Did Cisco 642-972 exam today (passed) but found a a question with a phrase that I was not familiar with “data center entry” – and to answer the question I had to know the difference between “server load balancing” and “data center entry“. Now I know about “Server load balancing” but have no idea what “data center entry” means in relation to this. I even took the time to comment on the question (I don’t think they ever read that stuff, but it made me feel better).
But that’s not the whole story. The term showed up again in another un-related question, but this time as an irrelevant disctractor, so I didn’t care, but made a mental note to search the web tonight, to see what Cisco means by “data center entry” in relation to load balancing.
When I searched for cisco load balance “data center entry” – I found two documents on the Cisco website that happend to have the phrase “At the data center entry point..” and a glossary reference referring to the “data center entry” – ie the glossary entry for “data center”.

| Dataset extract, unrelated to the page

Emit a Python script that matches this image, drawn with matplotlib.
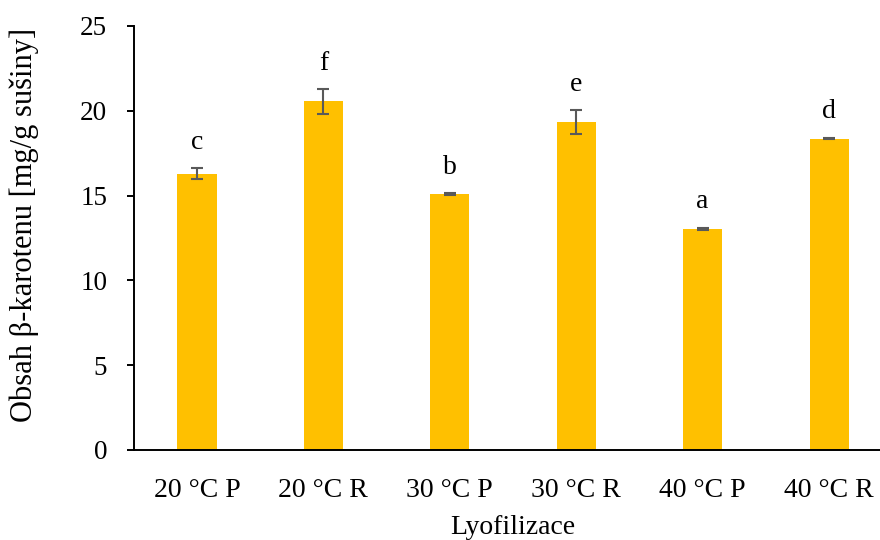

But here’s the fun part – also appearing in the search results was about a dozen Brain Dumps of the exam! Now I find it just so stupid that Cisco would use such uniquely obscure terminology in their exams that the only place it turns up in a search is in a set of brain dumps.
Which brings me to the point of this rant, and a suggestion that would make all brain dumps useless.
Firstly, when an exam needs to be written, get industry experts and instructors to submit questions. Thousands of them if possible. They would have to follow guidelines and be clearly linked to the objectives AND refer to a publicly available Cisco document, Cisco Press book or official Cisco Course notes that would explain the correct answer. Once a large number of questions has been assembled – somewhere in the ratio of 20 times the number of questions needed, publish the lot. Questions, answers and explanations. Let the world see all the possible questions for the exam. Then each time a student sits the exam, they get a random selection of the questions, meaning that probably no two tests would be the same, but on the other hand, if you have a test with 50 questions pulled from a publicly available bank of 1000 questions then you will have had to learn your stuff to pass anyway.
My logic is that if you have 1000 questions, all with validated and referenced answers, then the mere fact of learning the 1000 questions (or at least 850 of them if the pass mark is 85%) will mean that you learn the material anyway. And not only that, I expect that you’ll get better quality questions anyway – at least better than what I got today.